Retiring a partner at 65 years old was a proportionate means of meeting the employer's legitimate aims, HR Headlines
An Employment Tribunal has finally decided that an enforced retirement age was justified in the case Seldon v Clarkson Wright & Jakes (ET/1100275/07).
After a succession of appeals, the case was sent back to an Employment Tribunal to decide whether the firm of solicitors could defeat a direct age discrimination claim by showing that retiring a partner at the age of 65 was a proportionate means of meeting its legitimate aims.
Seldon was compulsorily retired at 65 – this was allowed for by the firm's partnership deed. The default retirement age provisions in force at the time, which permitted retirement at 65, did not apply to partnerships so Seldon lodged a direct age discrimination claim.

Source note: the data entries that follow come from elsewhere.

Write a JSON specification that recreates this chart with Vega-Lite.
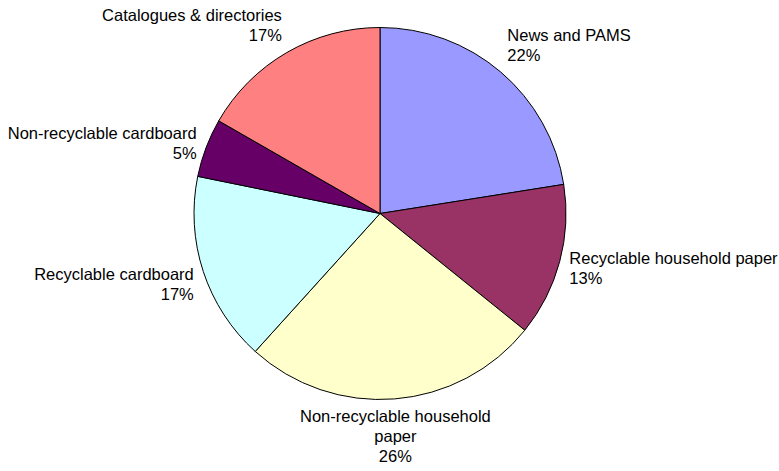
{
  "$schema": "https://vega.github.io/schema/vega-lite/v6.json",
  "width": 760,
  "height": 427,
  "autosize": {"type": "none"},
  "padding": {"left": 0, "top": 0, "right": 19, "bottom": 44},
  "background": "white",
  "config": {"view": {"stroke": null}},
  "data": {
    "values": [
      {"idx": 1, "category": "News and PAMS", "share": 22.5, "label": "News and PAMS\n22%"},
      {"idx": 2, "category": "Recyclable household paper", "share": 13.3, "label": "Recyclable household paper\n13%"},
      {"idx": 3, "category": "Non-recyclable household paper", "share": 25.9, "label": "Non-recyclable household\npaper\n26%"},
      {"idx": 4, "category": "Recyclable cardboard", "share": 16.5, "label": "Recyclable cardboard\n17%"},
      {"idx": 5, "category": "Non-recyclable cardboard", "share": 5.1, "label": "Non-recyclable cardboard\n5%"},
      {"idx": 6, "category": "Catalogues & directories", "share": 16.7, "label": "Catalogues & directories\n17%"}
    ]
  },
  "encoding": {
    "theta": {"field": "share", "type": "quantitative", "stack": true},
    "order": {"field": "idx", "type": "quantitative"}
  },
  "layer": [
    {
      "mark": {"type": "arc", "outerRadius": 186, "stroke": "black", "strokeWidth": 1},
      "encoding": {
        "color": {
          "field": "category",
          "type": "nominal",
          "scale": {
            "domain": ["News and PAMS", "Recyclable household paper", "Non-recyclable household paper", "Recyclable cardboard", "Non-recyclable cardboard", "Catalogues & directories"],
            "range": ["#9999FF", "#993366", "#FFFFCC", "#CCFFFF", "#660066", "#FF8080"]
          },
          "legend": null
        }
      }
    },
    {
      "mark": {
        "type": "text",
        "radius": 196,
        "font": "Liberation Sans",
        "fontSize": 16.5,
        "lineHeight": 20,
        "lineBreak": "\n",
        "color": "black",
        "align": {"expr": "datum.category == 'Non-recyclable household paper' ? 'center' : ((datum.category == 'News and PAMS' || datum.category == 'Recyclable household paper') ? 'left' : 'right')"},
        "baseline": {"expr": "datum.category == 'Non-recyclable household paper' ? 'top' : (datum.category == 'Recyclable household paper' ? 'alphabetic' : ((datum.category == 'Recyclable cardboard' || datum.category == 'Non-recyclable cardboard') ? 'middle' : 'bottom'))"},
        "dy": {"expr": "(datum.category == 'News and PAMS' || datum.category == 'Catalogues & directories') ? -20 : (datum.category == 'Non-recyclable cardboard' ? -10 : 0)"}
      },
      "encoding": {
        "text": {"field": "label", "type": "nominal"}
      }
    }
  ]
}
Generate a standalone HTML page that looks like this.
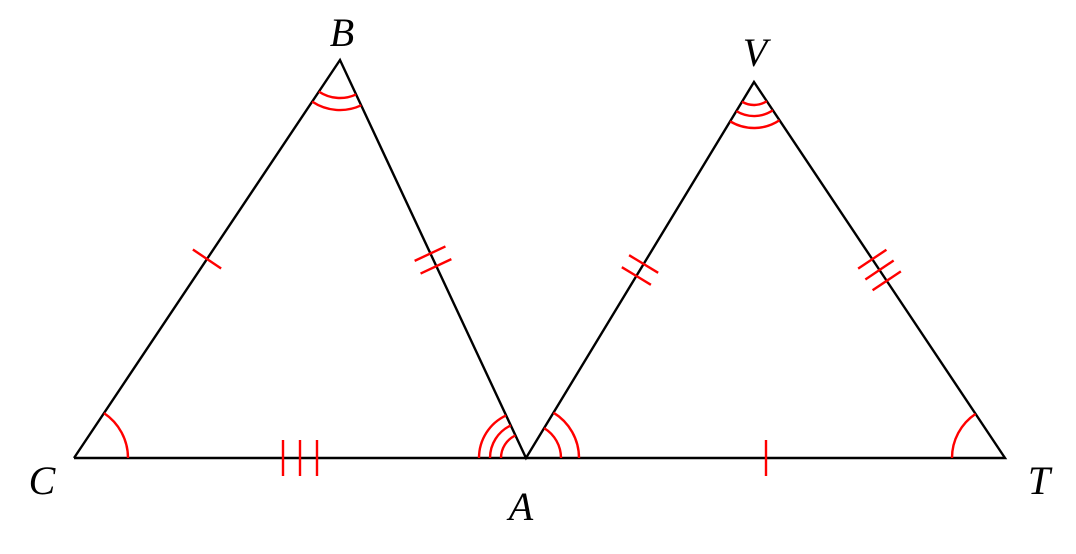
<!DOCTYPE html>
<html><head><style>html,body{margin:0;padding:0;background:#fff}svg{display:block}</style></head>
<body>
<svg width="1076" height="554" viewBox="0 0 1076 554" xmlns="http://www.w3.org/2000/svg">
<g fill="none" stroke="#000" stroke-width="2.4" stroke-linejoin="miter">
<polyline points="74,458 340,60 526,458 754,82 1005,458 74,458"/>
</g>
<g fill="none" stroke="#f00" stroke-width="2.4">
<path d="M104,413.1 A54,54 0 0 1 128,458"/>
<path d="M318.9,91.6 A38,38 0 0 0 356.1,94.4"/>
<path d="M312.2,101.6 A50,50 0 0 0 361.2,105.3"/>
<path d="M515.4,435.4 A25,25 0 0 0 501,458"/>
<path d="M510.8,425.4 A36,36 0 0 0 490,458"/>
<path d="M506.1,415.4 A47,47 0 0 0 479,458"/>
<path d="M544.1,428.1 A35,35 0 0 1 561,458"/>
<path d="M553.5,412.7 A53,53 0 0 1 579,458"/>
<path d="M742.1,101.7 A23,23 0 0 0 766.8,101.1"/>
<path d="M736.4,111.1 A34,34 0 0 0 772.9,110.3"/>
<path d="M730.1,121.3 A46,46 0 0 0 779.5,120.3"/>
<path d="M975.6,413.9 A53,53 0 0 0 952,458"/>
<g transform="translate(207,259) rotate(-56.2)"><line x1="0" y1="-17" x2="0" y2="17"/></g>
<g transform="translate(433,260) rotate(64.95)"><line x1="-7" y1="-17" x2="-7" y2="17"/><line x1="7" y1="-17" x2="7" y2="17"/></g>
<g transform="translate(640,270) rotate(-58.77)"><line x1="-7" y1="-17" x2="-7" y2="17"/><line x1="7" y1="-17" x2="7" y2="17"/></g>
<g transform="translate(879.5,270) rotate(56.27)"><line x1="-13" y1="-17" x2="-13" y2="17"/><line x1="0" y1="-17" x2="0" y2="17"/><line x1="13" y1="-17" x2="13" y2="17"/></g>
<line x1="283" y1="440" x2="283" y2="476"/><line x1="300" y1="440" x2="300" y2="476"/><line x1="317" y1="440" x2="317" y2="476"/>
<line x1="766" y1="440" x2="766" y2="476"/>
</g>
<g font-family="'Liberation Serif',serif" font-style="italic" font-size="40" fill="#000" text-anchor="middle">
<text x="342" y="46">B</text>
<text x="755" y="66">V</text>
<text x="42" y="494">C</text>
<text x="521" y="520">A</text>
<text x="1039" y="494">T</text>
</g>
</svg>
</body></html>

The Employment Tribunal decided that the setting of a retirement age of 65 – which was direct age discrimination – was justified because it was a proportionate way of achieving three legitimate aims:
- To ensure that more junior solicitors were given the opportunity of partnership after a reasonable period so that they did not leave the firm;
- To facilitate workforce planning, allowing the firm to have a realistic long term expectation as to when vacancies would arise; and
- To limit the need to remove partners by way of performance management, contributing to a congenial and supportive culture.
The case made its way up to the Supreme Court which held that the firm's aims were legitimate, in accordance with EU case law but returned the case to an Employment Tribunal to re-examine whether retaining a retirement age of 65 was a proportionate means of achieving them.
Remitted to ET
The Employment Tribunal found that a retirement age of 65 was a proportionate means of achieving the firm's aims for a number of reasons:
- Seldon himself had though a retirement age of 65 was a 'reasonable target'.
- Thepartners did not diagree with the retirement age of 65; and
- In assessing the needs of the firm, its partners and associates, the firm's needs (encouraging partners to stay but not to an age where associates would lose interest and leave because of lack of progression) were paramount.
The most important practical guidance from the Courts is that each case rests on its own set of facts and justification will always depend on the employer's circumstances. Also, this case was decided based on the social policy and demographics in 2006 and things have changed in the last seven years, so the case may well have been decided differently today.
The Supreme Court confirmed that to justify direct age discrimination, legitimate aims must be consistent with 'social policy objectives', and not just reasons specific to an individual employer's situation. As far as proportionality is concerned, the evidence to justify age discrimination must show that the means chosen achieves the aims, there is no other appropriate way to do this, and the benefits to the employer outweigh the discriminatory effect.